▶ **Exercise**:
Reproduce the lines exactly, beginning with the line that has "Generate a LaTeX" and ending with the line that has "([xshift=-3pt]rhine.south) -- ([xshift=82.5pt]cohort.north);". Images are left out.

# Start of The data

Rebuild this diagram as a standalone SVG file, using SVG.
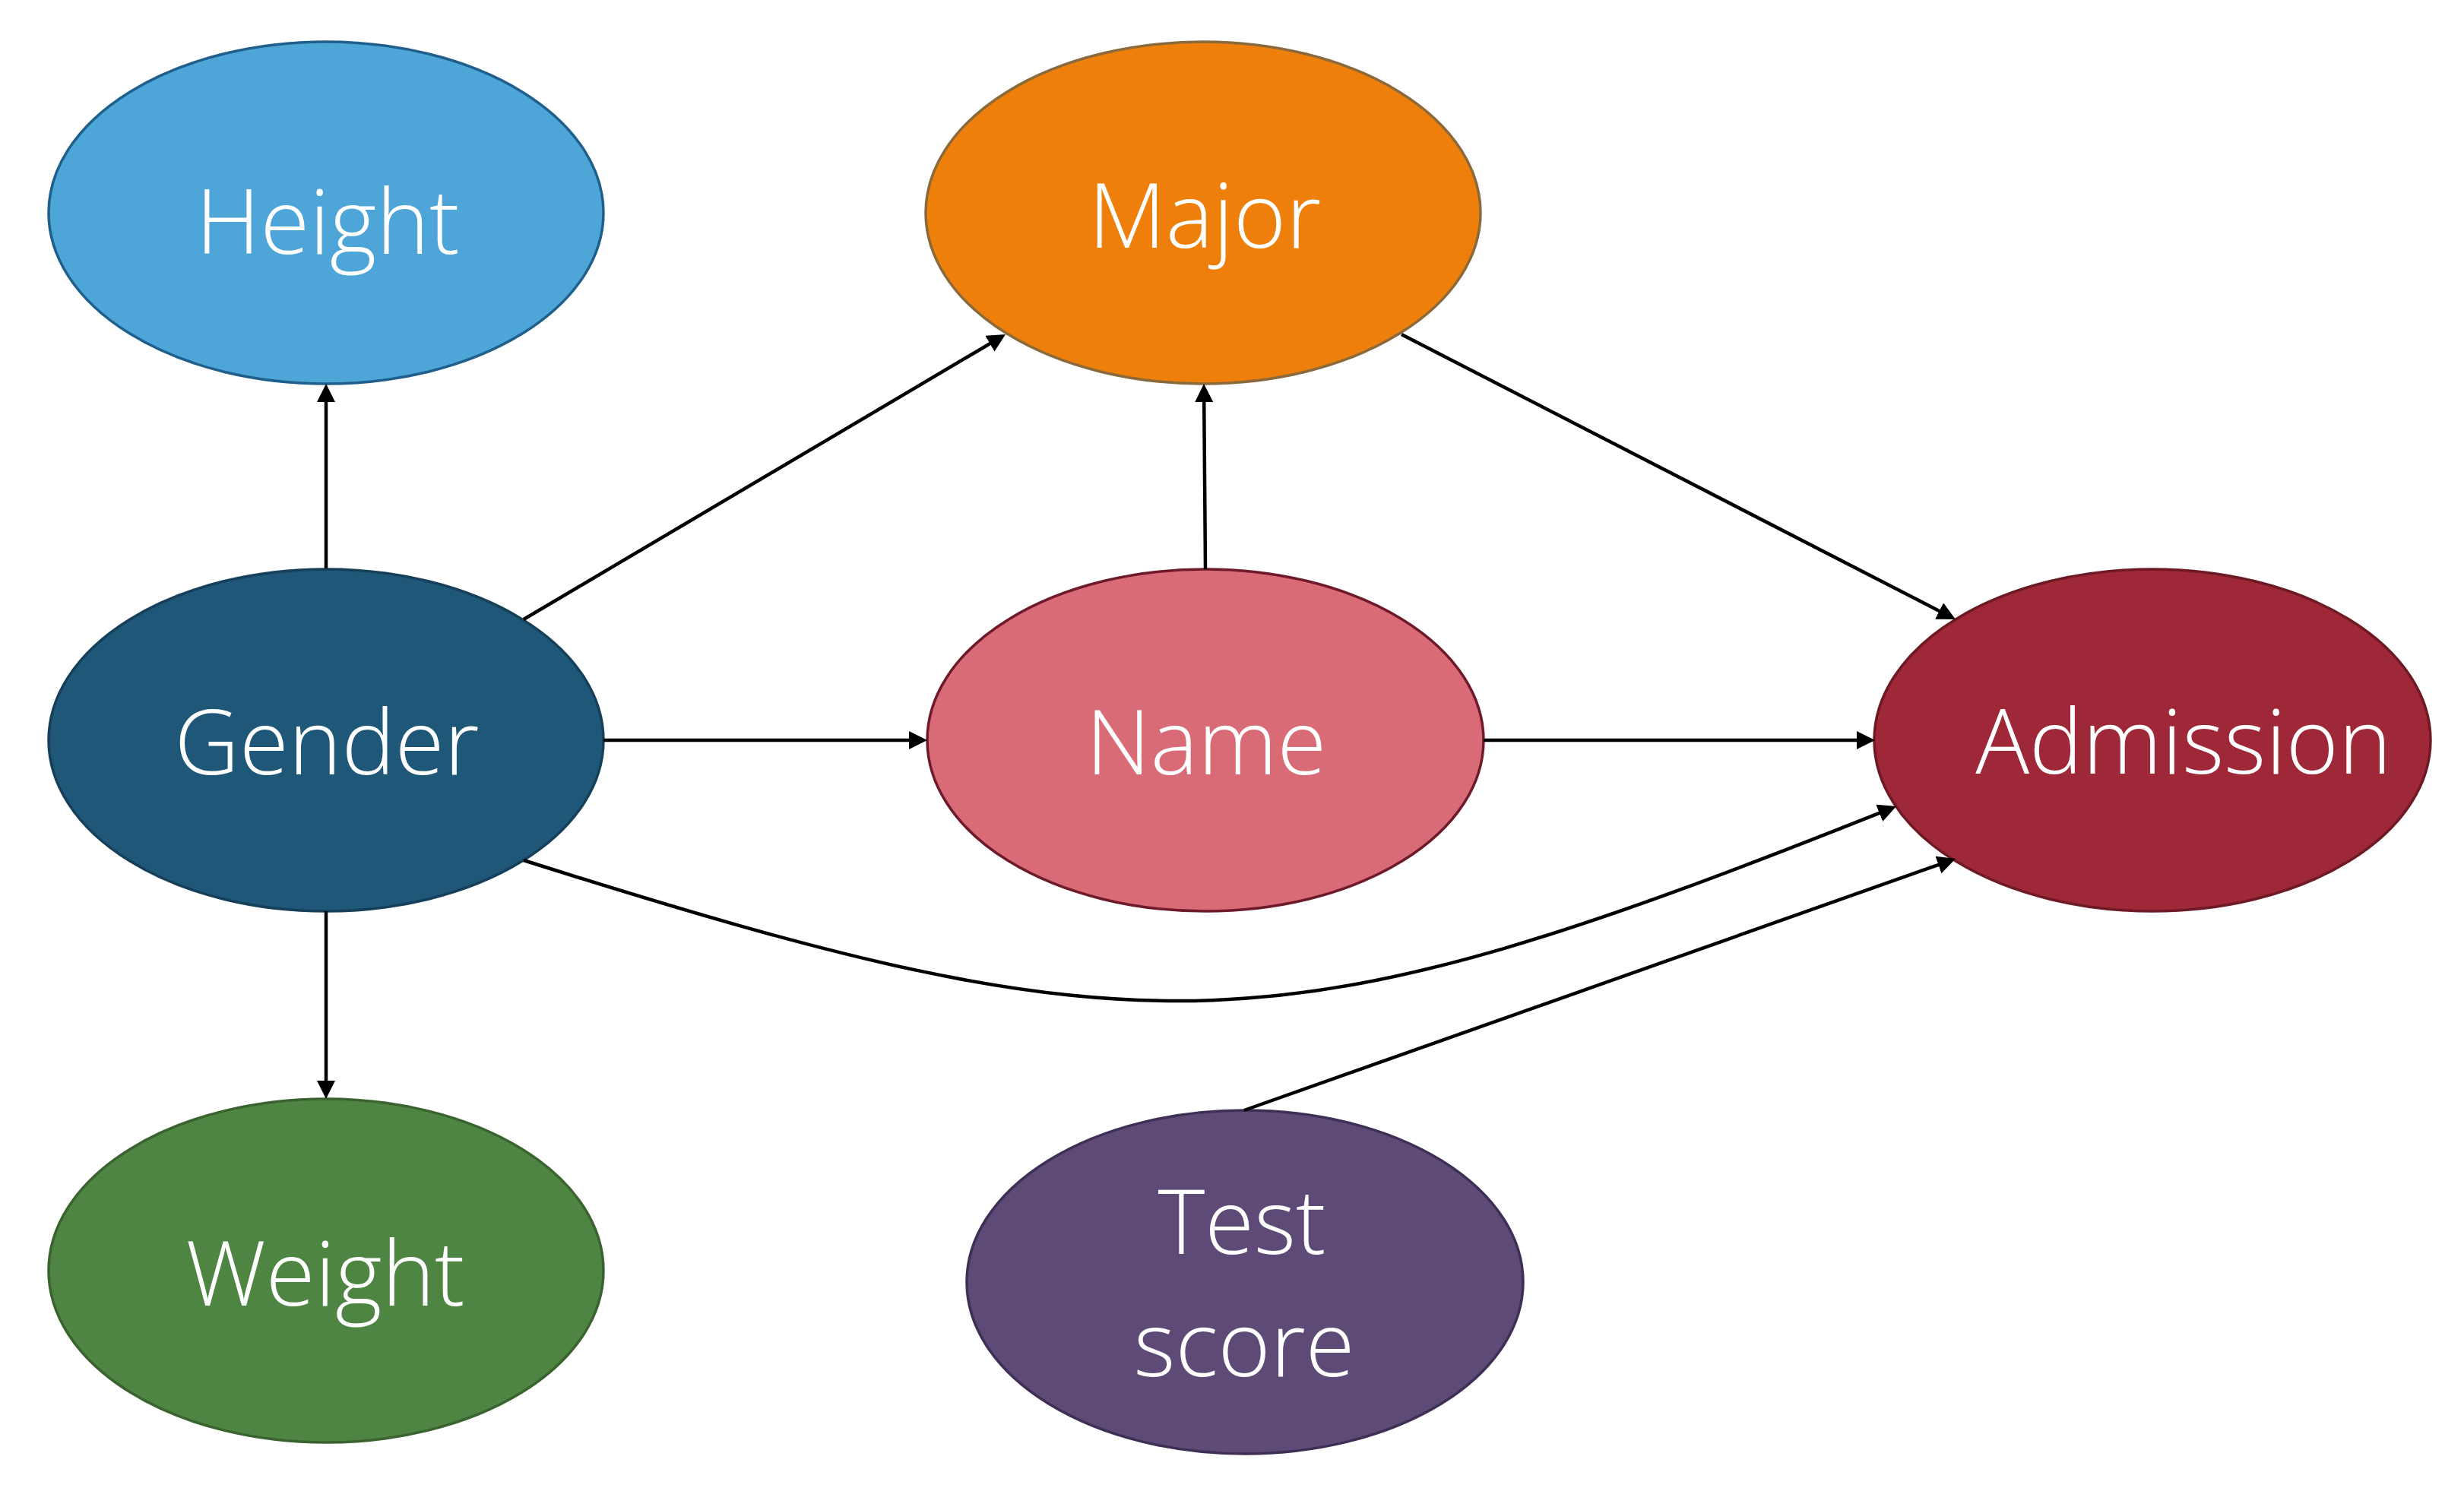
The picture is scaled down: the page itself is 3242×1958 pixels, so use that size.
<svg xmlns="http://www.w3.org/2000/svg" width="3242" height="1958" viewBox="0 0 3242 1958">
  <style>
    .node { stroke-width: 3.5; }
    .label { font-family: "Open Sans", "Liberation Sans", sans-serif; font-weight: 300; font-size: 118px; fill: #ffffff; text-anchor: middle; }
    .edge { fill: none; stroke: #000000; stroke-width: 4.5; }
  </style>
  <defs>
    <marker id="arrow" markerUnits="userSpaceOnUse" markerWidth="26" markerHeight="24" refX="2" refY="12" orient="auto">
      <path d="M0,0 L24,12 L0,24 Z" fill="#000000"/>
    </marker>
  </defs>
  <rect width="3242" height="1958" fill="#ffffff"/>

  <g id="node-height">
    <ellipse class="node" cx="429" cy="280" rx="365" ry="225" fill="#4EA5D7" stroke="#1F5F8B"/>
    <text class="label" x="431" y="334">Height</text>
  </g>
  <g id="node-major">
    <ellipse class="node" cx="1583" cy="280" rx="365" ry="225" fill="#EE7F0B" stroke="#8A6A3C"/>
    <text class="label" x="1585" y="326">Major</text>
  </g>
  <g id="node-gender">
    <ellipse class="node" cx="429" cy="974" rx="365" ry="225" fill="#1F5779" stroke="#163F5A"/>
    <text class="label" x="430" y="1019">Gender</text>
  </g>
  <g id="node-name">
    <ellipse class="node" cx="1586" cy="974" rx="366" ry="225" fill="#D86B76" stroke="#6E1A2A"/>
    <text class="label" x="1587" y="1019">Name</text>
  </g>
  <g id="node-admission">
    <ellipse class="node" cx="2832" cy="974" rx="366" ry="225" fill="#9E2837" stroke="#6E1A25"/>
    <text class="label" x="2873" y="1018">Admission</text>
  </g>
  <g id="node-weight">
    <ellipse class="node" cx="429" cy="1672" rx="365" ry="226" fill="#4E8542" stroke="#3A6330"/>
    <text class="label" x="428" y="1718">Weight</text>
  </g>
  <g id="node-testscore">
    <ellipse class="node" cx="1638" cy="1687" rx="366" ry="226" fill="#5E4A76" stroke="#3E2F55"/>
    <text class="label" x="1634" y="1650">Test</text>
    <text class="label" x="1637" y="1811">score</text>
  </g>

  <g id="connectors">
    <line class="edge" x1="429" y1="748" x2="429" y2="527" marker-end="url(#arrow)"/>
    <line class="edge" x1="429" y1="1199" x2="429" y2="1424" marker-end="url(#arrow)"/>
    <line class="edge" x1="794" y1="974" x2="1198" y2="974" marker-end="url(#arrow)"/>
    <line class="edge" x1="1952" y1="974" x2="2445" y2="974" marker-end="url(#arrow)"/>
    <line class="edge" x1="1586" y1="749" x2="1584.2" y2="527" marker-end="url(#arrow)"/>
    <line class="edge" x1="689" y1="815" x2="1304.1" y2="451.2" marker-end="url(#arrow)"/>
    <line class="edge" x1="1844" y1="440" x2="2553.4" y2="804.9" marker-end="url(#arrow)"/>
    <path class="edge" d="M689,1132 C1512,1393 1686,1383 2474.6,1069.1" marker-end="url(#arrow)"/>
    <line class="edge" x1="1637" y1="1461" x2="2552.3" y2="1137.3" marker-end="url(#arrow)"/>
  </g>
</svg>
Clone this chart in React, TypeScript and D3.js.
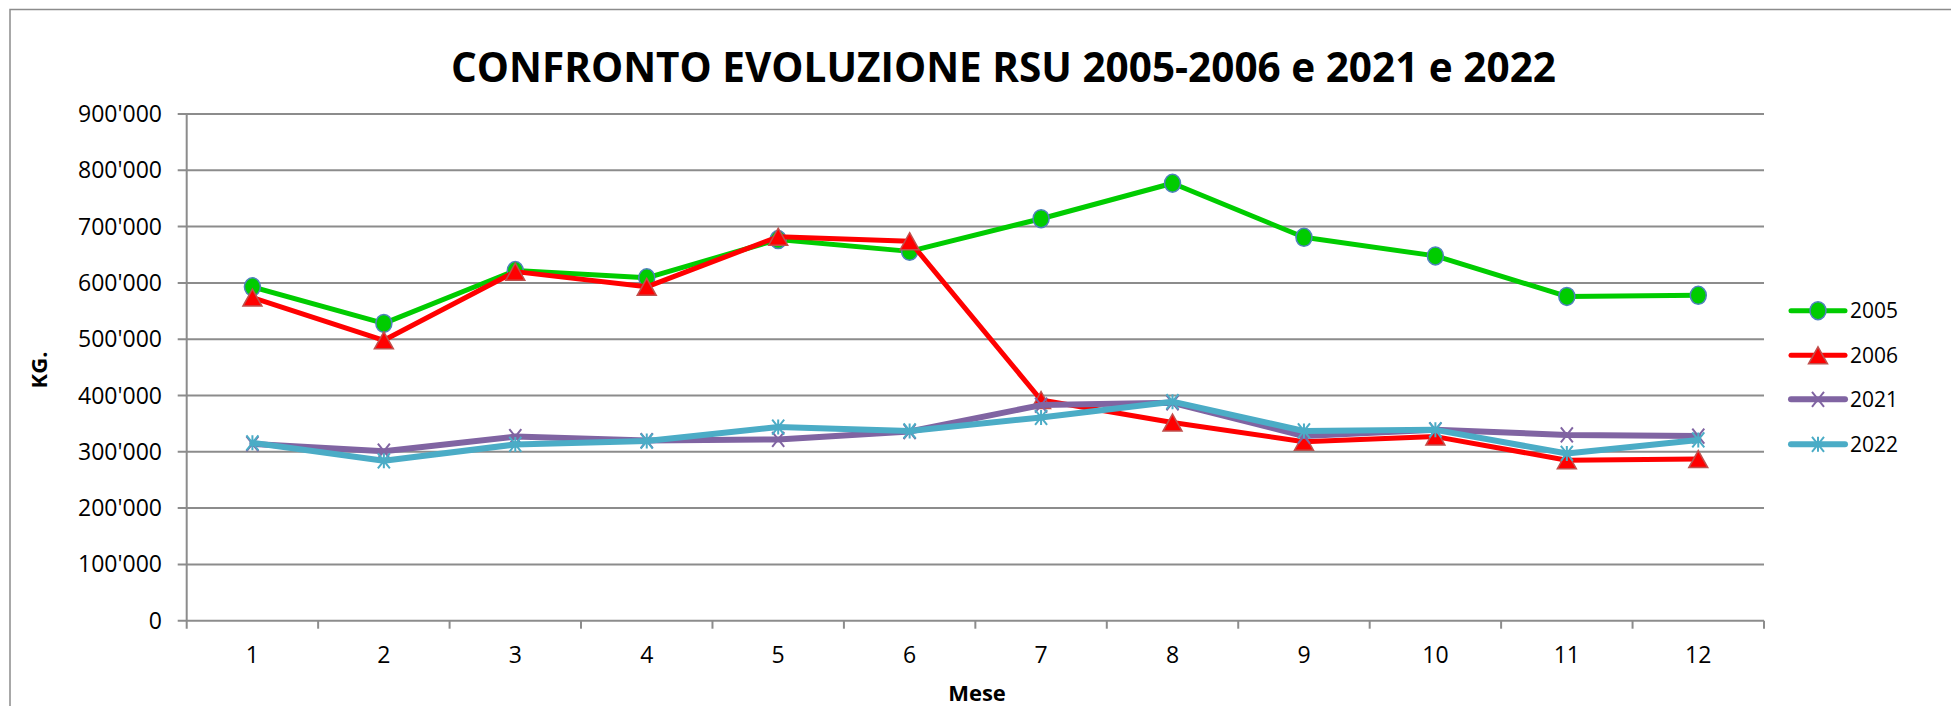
import * as d3 from "d3";

// months on the x axis
const months = [1, 2, 3, 4, 5, 6, 7, 8, 9, 10, 11, 12];

// kg per month
const rsu2005 = [593000, 528000, 622000, 609000, 677000, 656000, 714000, 777000, 681000, 648000, 576000, 578000];
const rsu2006 = [574000, 498000, 620000, 593000, 682000, 674000, 392000, 352000, 318000, 327000, 285000, 287000];
const rsu2021 = [314000, 301000, 327000, 320000, 322000, 336000, 383000, 387000, 328000, 339000, 330000, 328000];
const rsu2022 = [316000, 284000, 313000, 319000, 344000, 337000, 361000, 389000, 337000, 339000, 297000, 321000];

const yTicks = [0, 100000, 200000, 300000, 400000, 500000, 600000, 700000, 800000, 900000];

const seriesNames = ["2005", "2006", "2021", "2022"];

const W = 1951;
const H = 706;
const FONT = "'Open Sans', sans-serif";

const series = [
  { name: seriesNames[0], values: rsu2005, color: "#00cc00", width: 5, marker: "circle" },
  { name: seriesNames[1], values: rsu2006, color: "#ff0000", width: 5, marker: "triangle" },
  { name: seriesNames[2], values: rsu2021, color: "#8064a2", width: 6, marker: "x" },
  { name: seriesNames[3], values: rsu2022, color: "#4bacc6", width: 6, marker: "star" },
];

const fmt = (v: number) => d3.format(",")(v).replace(/,/g, "'");

const Marker = ({ type, x, y, color }: { type: string; x: number; y: number; color: string }) => {
  if (type === "circle") {
    return <ellipse cx={x} cy={y} rx={8} ry={9} fill="#00cc00" stroke="#4f81bd" strokeWidth={1.5} />;
  }
  if (type === "triangle") {
    const w = 19;
    const h = 17;
    return (
      <path
        d={`M${x},${y - h / 2} L${x + w / 2},${y + h / 2} L${x - w / 2},${y + h / 2} Z`}
        fill="#ff0000"
        stroke="#c0504d"
        strokeWidth={1.5}
      />
    );
  }
  const s = 7.5;
  const xPath = `M${x - s * 0.8},${y - s} L${x + s * 0.8},${y + s} M${x + s * 0.8},${y - s} L${x - s * 0.8},${y + s}`;
  if (type === "x") {
    return <path d={xPath} stroke={color} strokeWidth={2} fill="none" />;
  }
  return <path d={`${xPath} M${x},${y - s} L${x},${y + s}`} stroke={color} strokeWidth={2} fill="none" />;
};

export default function App() {
  const left = 186.7;
  const right = 1764;
  const top = 114;
  const bottom = 620.7;

  const x = d3.scaleBand<number>().domain(months).range([left, right]);
  const y = d3.scaleLinear().domain([0, 900000]).range([bottom, top]);
  const cx = (m: number) => (x(m) as number) + x.bandwidth() / 2;

  const line = d3
    .line<number>()
    .x((_, i) => cx(months[i]))
    .y((d) => y(d));

  const grid = "#8c8c8c";
  const legendX = 1791;
  const legendRows = [310.7, 355.3, 399.3, 444.3];

  return (
    <svg
      width={W}
      height={H}
      style={{ position: "absolute", left: 0, top: 0, background: "#fff" }}
      fontFamily={FONT}
    >
      <rect x={10} y={9.5} width={2000} height={800} fill="#fff" stroke={grid} strokeWidth={1.5} />

      <text x={1003.5} y={82} textAnchor="middle" fontSize={40.5} fontWeight="bold" fill="#000">
        CONFRONTO EVOLUZIONE RSU 2005-2006 e 2021 e 2022
      </text>

      {/* gridlines + y ticks */}
      {yTicks.map((t) => (
        <g key={t}>
          <line x1={left - 9} x2={right} y1={y(t)} y2={y(t)} stroke={grid} strokeWidth={2} />
          <text x={162} y={y(t) + 8} textAnchor="end" fontSize={23} fill="#000">
            {fmt(t)}
          </text>
        </g>
      ))}
      <line x1={left} x2={left} y1={top} y2={bottom + 8} stroke={grid} strokeWidth={2} />

      {/* x ticks */}
      {months.map((m, i) => (
        <g key={m}>
          <line
            x1={(x(m) as number) + x.bandwidth()}
            x2={(x(m) as number) + x.bandwidth()}
            y1={bottom}
            y2={bottom + 8}
            stroke={grid}
            strokeWidth={2}
          />
          <text x={cx(m)} y={663} textAnchor="middle" fontSize={23} fill="#000">
            {months[i]}
          </text>
        </g>
      ))}

      <text x={977} y={701} textAnchor="middle" fontSize={22} fontWeight="bold" fill="#000">
        Mese
      </text>
      <text
        transform={`translate(47,370) rotate(-90)`}
        textAnchor="middle"
        fontSize={22}
        fontWeight="bold"
        fill="#000"
      >
        KG.
      </text>

      {/* series */}
      {series.map((s) => (
        <g key={s.name}>
          <path
            d={line(s.values) as string}
            fill="none"
            stroke={s.color}
            strokeWidth={s.width}
            strokeLinejoin="round"
            strokeLinecap="round"
          />
          {s.values.map((v, i) => (
            <Marker key={i} type={s.marker} x={cx(months[i])} y={y(v)} color={s.color} />
          ))}
        </g>
      ))}

      {/* legend */}
      {series.map((s, i) => (
        <g key={s.name}>
          <line
            x1={legendX}
            x2={legendX + 54}
            y1={legendRows[i]}
            y2={legendRows[i]}
            stroke={s.color}
            strokeWidth={s.width}
            strokeLinecap="round"
          />
          <Marker type={s.marker} x={legendX + 27} y={legendRows[i]} color={s.color} />
          <text x={1850} y={legendRows[i] + 7.5} fontSize={21} fill="#000">
            {s.name}
          </text>
        </g>
      ))}
    </svg>
  );
}
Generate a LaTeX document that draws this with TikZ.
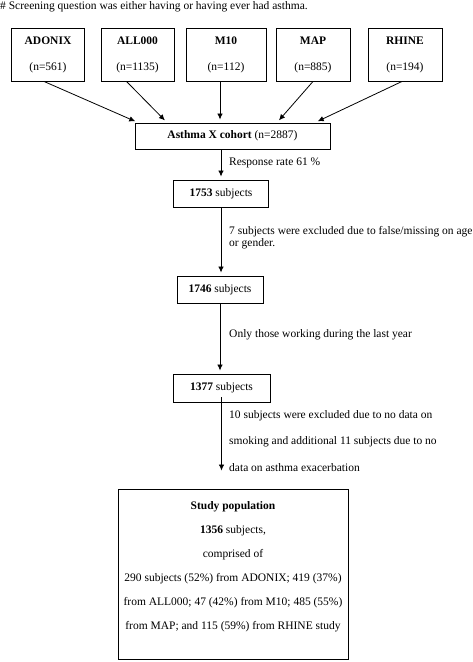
\documentclass[tikz,border=0pt]{standalone}
\usepackage{fontspec}
\setmainfont{Liberation Serif}
\usepackage{tikz}
\usetikzlibrary{%
  calc,%
  arrows,%
  arrows.meta%
}

\begin{document}
\begin{tikzpicture}[x=1pt,y=-1pt,
  source/.style={draw,line width=0.9pt,minimum height=53pt,inner sep=0pt,align=center,
    font=\fontsize{11.5}{26}\selectfont},
  stage/.style={draw,line width=0.9pt,inner sep=0pt,align=center,
    font=\fontsize{11.5}{14}\selectfont},
  note/.style={inner sep=0pt,align=left,font=\fontsize{11.5}{14}\selectfont},
  flow/.style={-{Latex[length=6pt,width=5.5pt]},line width=0.8pt,shorten >=3pt}]
\useasboundingbox (0,0) rectangle (473,662);

\node[note,anchor=base west] (screen) at (0,9) {\# Screening question was either having or having ever had asthma.};

% the five source studies
\node[source,minimum width=73pt] (adonix) at (48,54.5) {\textbf{ADONIX}\\(n=561)};
\node[source,minimum width=73pt] (all) at (137.5,54.5) {\textbf{ALL000}\\(n=1135)};
\node[source,minimum width=80pt] (mten) at (226,54.5) {\textbf{M10}\\(n=112)};
\node[source,minimum width=74pt] (map) at (313,54.5) {\textbf{MAP}\\(n=885)};
\node[source,minimum width=74pt] (rhine) at (405,54.5) {\textbf{RHINE}\\(n=194)};

\node[stage,minimum width=195pt,minimum height=26pt] (cohort) at (232.5,136) {\textbf{Asthma X cohort} (n=2887)};

\draw[flow] ([xshift=-4pt]adonix.south) -- ([xshift=-94.5pt]cohort.north);
\draw[flow] ([xshift=-11pt]all.south) -- ([xshift=-65.5pt]cohort.north);
\draw[flow] ([xshift=-6pt]mten.south) -- ([xshift=-6pt]mten.south |- cohort.north);
\draw[flow] (map.south) -- ([xshift=44.5pt]cohort.north);
\draw[flow] ([xshift=-3pt]rhine.south) -- ([xshift=82.5pt]cohort.north);

% exclusion steps
\node[stage,minimum width=95pt,minimum height=27pt] (sa) at (221,193.5) {\textbf{1753} subjects};
\node[stage,minimum width=86pt,minimum height=27pt] (sb) at (220,289.5) {\textbf{1746} subjects};
\node[stage,minimum width=97pt,minimum height=28pt] (sc) at (221.5,388) {\textbf{1377} subjects};
\node[stage,minimum width=230pt,minimum height=170pt,text depth=17pt,
  font=\fontsize{11.5}{24}\selectfont] (study) at (233,574)
  {\textbf{Study population}\\
   \textbf{1356} subjects,\\
   comprised of\\
   290 subjects (52\%) from ADONIX; 419 (37\%)\\
   from ALL000; 47 (42\%) from M10; 485 (55\%)\\
   from MAP; and 115 (59\%) from RHINE study};

\draw[flow] (cohort.south -| sa.north) -- (sa.north);
\node[note,anchor=west] (rr) at (229,163) {Response rate 61 \%};

\draw[flow] (sa.south) -- (sa.south |- sb.north);
\node[note,anchor=north west,font=\fontsize{11.5}{12}\selectfont] (exa) at (229,226)
  {7 subjects were excluded due to false/missing on age\\or gender.};

\draw[flow] (sb.south) -- (sb.south |- sc.north);
\node[note,anchor=west] (work) at (229,335) {Only those working during the last year};

\draw[flow,shorten >=18pt] ([yshift=5pt]sc.south) -- (sc.south |- study.north);
\node[note,anchor=north west,font=\fontsize{11.5}{26.5}\selectfont] (exb) at (229,410)
  {10 subjects were excluded due to no data on\\
   smoking and additional 11 subjects due to no\\
   data on asthma exacerbation};
\end{tikzpicture}
\end{document}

# End of The data

▶ **Response for this exercise**:
Generate a LaTeX document that draws this with TikZ.
\documentclass[tikz,border=0pt]{standalone}
\usepackage{fontspec}
\setmainfont{Liberation Serif}
\usepackage{tikz}
\usetikzlibrary{%
  calc,%
  arrows,%
  arrows.meta%
}

\begin{document}
\begin{tikzpicture}[x=1pt,y=-1pt,
  source/.style={draw,line width=0.9pt,minimum height=53pt,inner sep=0pt,align=center,
    font=\fontsize{11.5}{26}\selectfont},
  stage/.style={draw,line width=0.9pt,inner sep=0pt,align=center,
    font=\fontsize{11.5}{14}\selectfont},
  note/.style={inner sep=0pt,align=left,font=\fontsize{11.5}{14}\selectfont},
  flow/.style={-{Latex[length=6pt,width=5.5pt]},line width=0.8pt,shorten >=3pt}]
\useasboundingbox (0,0) rectangle (473,662);

\node[note,anchor=base west] (screen) at (0,9) {\# Screening question was either having or having ever had asthma.};

% the five source studies
\node[source,minimum width=73pt] (adonix) at (48,54.5) {\textbf{ADONIX}\\(n=561)};
\node[source,minimum width=73pt] (all) at (137.5,54.5) {\textbf{ALL000}\\(n=1135)};
\node[source,minimum width=80pt] (mten) at (226,54.5) {\textbf{M10}\\(n=112)};
\node[source,minimum width=74pt] (map) at (313,54.5) {\textbf{MAP}\\(n=885)};
\node[source,minimum width=74pt] (rhine) at (405,54.5) {\textbf{RHINE}\\(n=194)};

\node[stage,minimum width=195pt,minimum height=26pt] (cohort) at (232.5,136) {\textbf{Asthma X cohort} (n=2887)};

\draw[flow] ([xshift=-4pt]adonix.south) -- ([xshift=-94.5pt]cohort.north);
\draw[flow] ([xshift=-11pt]all.south) -- ([xshift=-65.5pt]cohort.north);
\draw[flow] ([xshift=-6pt]mten.south) -- ([xshift=-6pt]mten.south |- cohort.north);
\draw[flow] (map.south) -- ([xshift=44.5pt]cohort.north);
\draw[flow] ([xshift=-3pt]rhine.south) -- ([xshift=82.5pt]cohort.north);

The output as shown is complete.